LET THEM ENTERTAIN US
by
DONALD DEWEY
_________________________
Don
Dewey has published 25 books of fiction, non-fiction and drama,
including Marcello Mastroianni: His Life and Art, James
Stewart: a Biography and The
Art of Ill Will: The Story of American Political Cartoons.
A friend
asked recently if I had seen such-and-such a movie. I said no,
and wasn’t really in that much of a hurry to see it. He
looked at me wide-eyed and asked why not; it had received intriguing
enough reviews, hadn’t it? I said it was because I had
seen something else the day before and was still savoring that
one. The eyes went from wide to the lidless black puddles of
those aliens that walk off mother ships in Steven Spielberg
productions. Well, that was hardly a reason not to see the movie
he was talking about, was it? I said yes, it was. If I sat down
in a restaurant and chose a meal that filled me satisfactorily,
I wouldn’t immediately grab the menu and order another
meal, would I? Same thing in going to the movies. Let the taste
of the one I’d seen linger for awhile. Why blot it out
immediately with something else?
I
could tell from my friend’s expression that I had violated
the prime directive about being entertained; to wit, never stop
going from movie to play to TV program to ballgame and then
back again to the ballet, the opera, and the new reading series
at the library before starting the cycle all over again. Or
if you’re a specialist in the field, as he was, exploit
the 'multi' part of the local multiplex as swiftly as possible,
preferably between the openings on one Friday and those the
following Friday. Don’t let the impact of any particular
film interrupt the routine. Did I truly have to be reminded
that the 9-to-5 portion of our lives is no more important than
the 7:30-to-10:30 part?
There
are, of course, slews of rationalizations for the mania to be
continually entertained, some of them sounding almost practical.
One favorite is that this is the only way of keeping up ---
whether that mean keeping up with some new social dynamic, some
new artistic genius, some new line in cocktail party chatter,
or all of the above. Kill a few hours? Have a buffer with a
new date? Mount a front for somebody? Feel less lonely? All
handy motives for patronizing screens, stages, and orchestras.
But
over and above the reason for a given entertainment is the arc
--- the notion, long elevated to cultural assumption, that any
single entertainment is only as good as its place in an ongoing
series of attractions, that every pleasure (and irritation)

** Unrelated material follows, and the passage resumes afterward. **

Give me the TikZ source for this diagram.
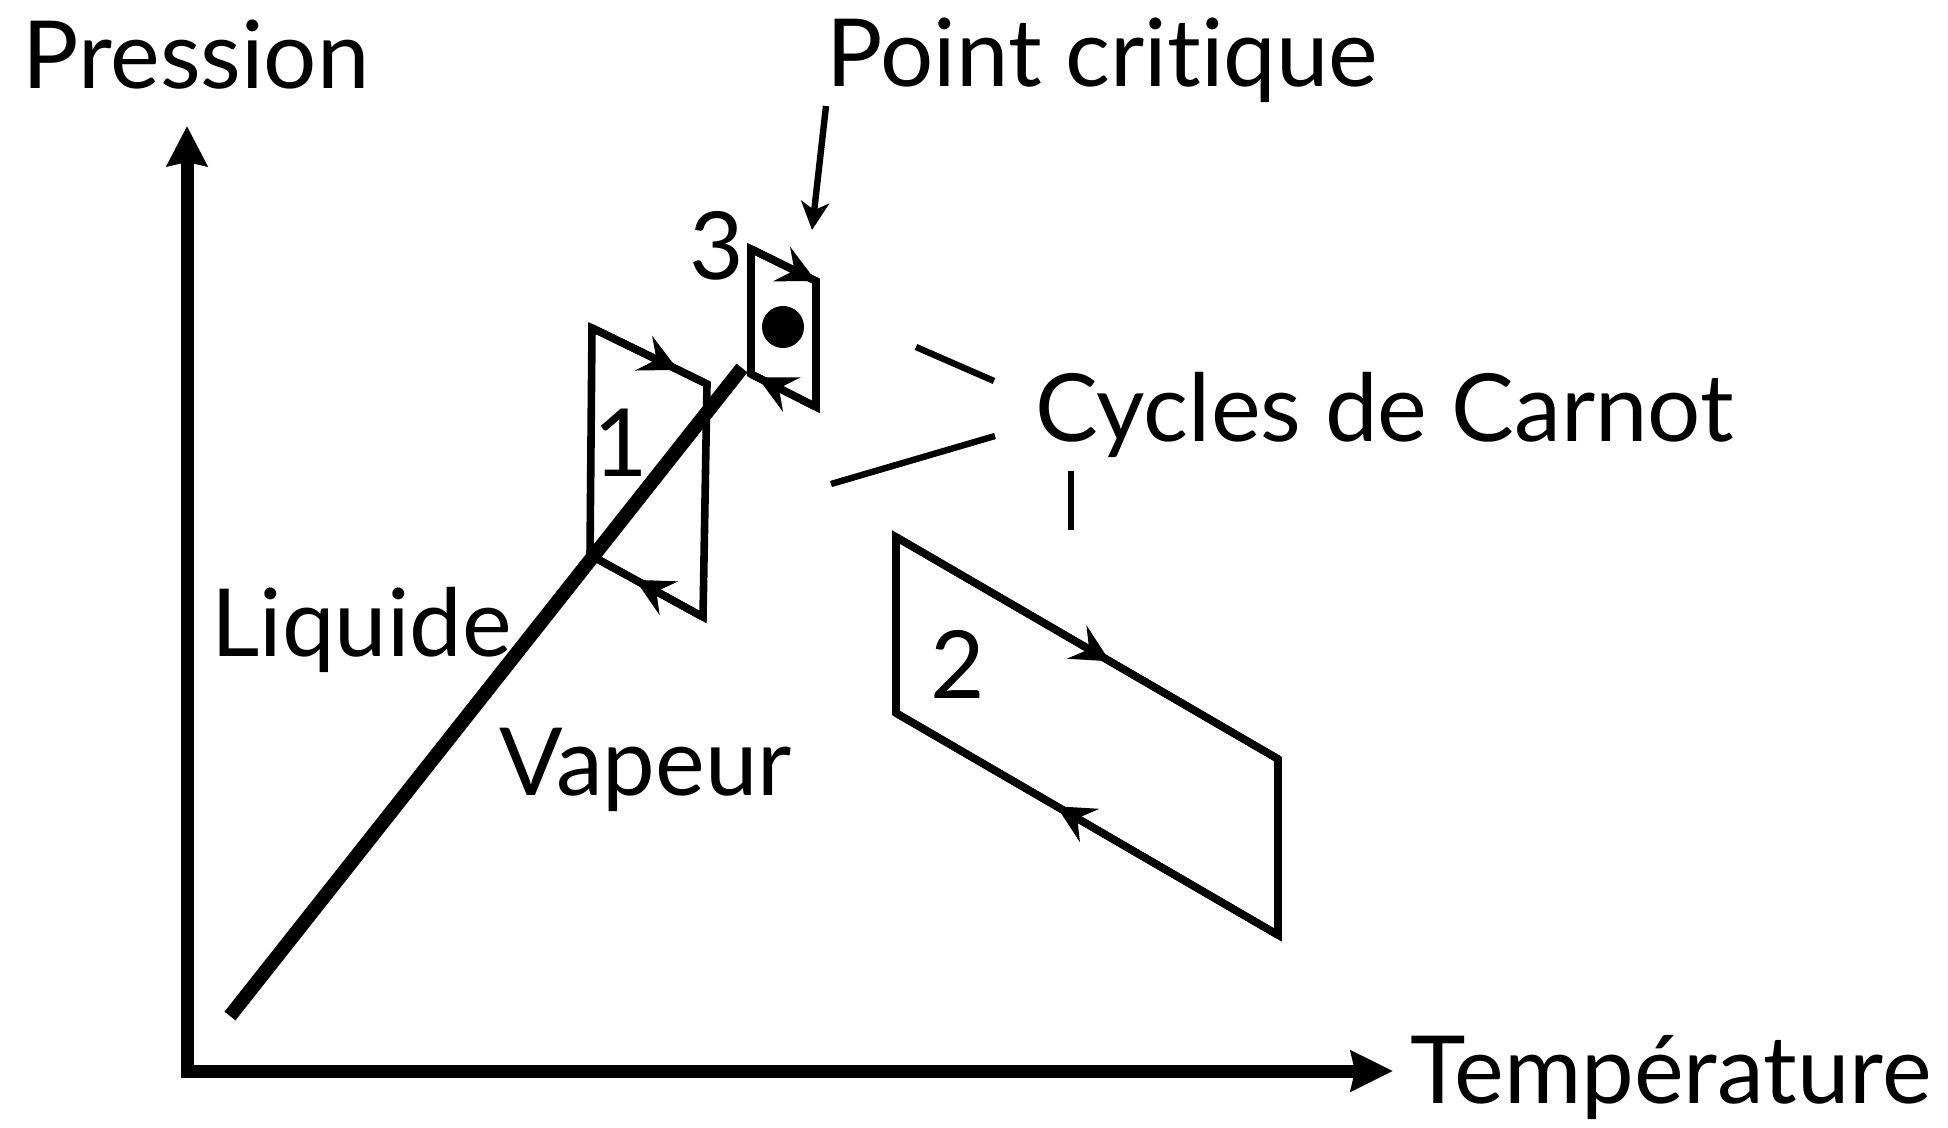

is mere prelude. One of the more obvious examples of this is
the soap opera, which allows us to order our daily lives by
the grotesque disorder of other lives. Then there’s the
arc of the prime time series that permits us to watch typical
Jacks and Jills with Magnums and smart repartee morph over months
into demons, extraterrestrials, or other entities that turn
out to have never actually existed outside nightmares in the
first place. And let’s not forget the arc of the evening
weatherman as he traces for us the birth of a breeze named Walter
off Bali, its growth through hurricane stages off coasts we
never heard of, its menacing of North Carolina ships lighter
than two tons, and, finally, its evaporation into the mist off
Newfoundland. Ah, well, on to the breeze named Xanadu. Every
good story needs a beginning, a middle, an end --- and another
beginning.
Compared
to our need for the ever-lengthening arc, Noah personified modesty
in selecting only two of every mortal species for insuring survival.
On the other hand, there is the striking similarity that the
starting point in both cases is catastrophe --- in Noah’s
case the flood, in ours boredom. Neither clocks nor calendars
can be entrusted with the relief task; they are reminders of
the problem, not solutions to it. We need our distracting stories,
and the most important of these is the one about avoiding the
banalities around us. Do you really prefer talking about some
neighbor or co-worker to the latest adventures of George Clooney
or of one of the Kates? The law is the order, even in reruns.
How else are we ever going to get into forensic labs, whether
operated by the police, the Navy, or a top-secret government
agency? Did we really ever believe that the cachet of the serial
killer plot was the killer part?
The
issue here is not the rush for gratification; lions exhibit
that every time they see a gazelle bound across the plain. It’s
not even the societal thrust of that rush; that could have been
discerned back when a drummer was taking the edge off another
hard day for his fellow cavemen. Where our addiction for gratification
distinguishes itself is in the reliability and predictability
of the resources for meeting it. The medium is us.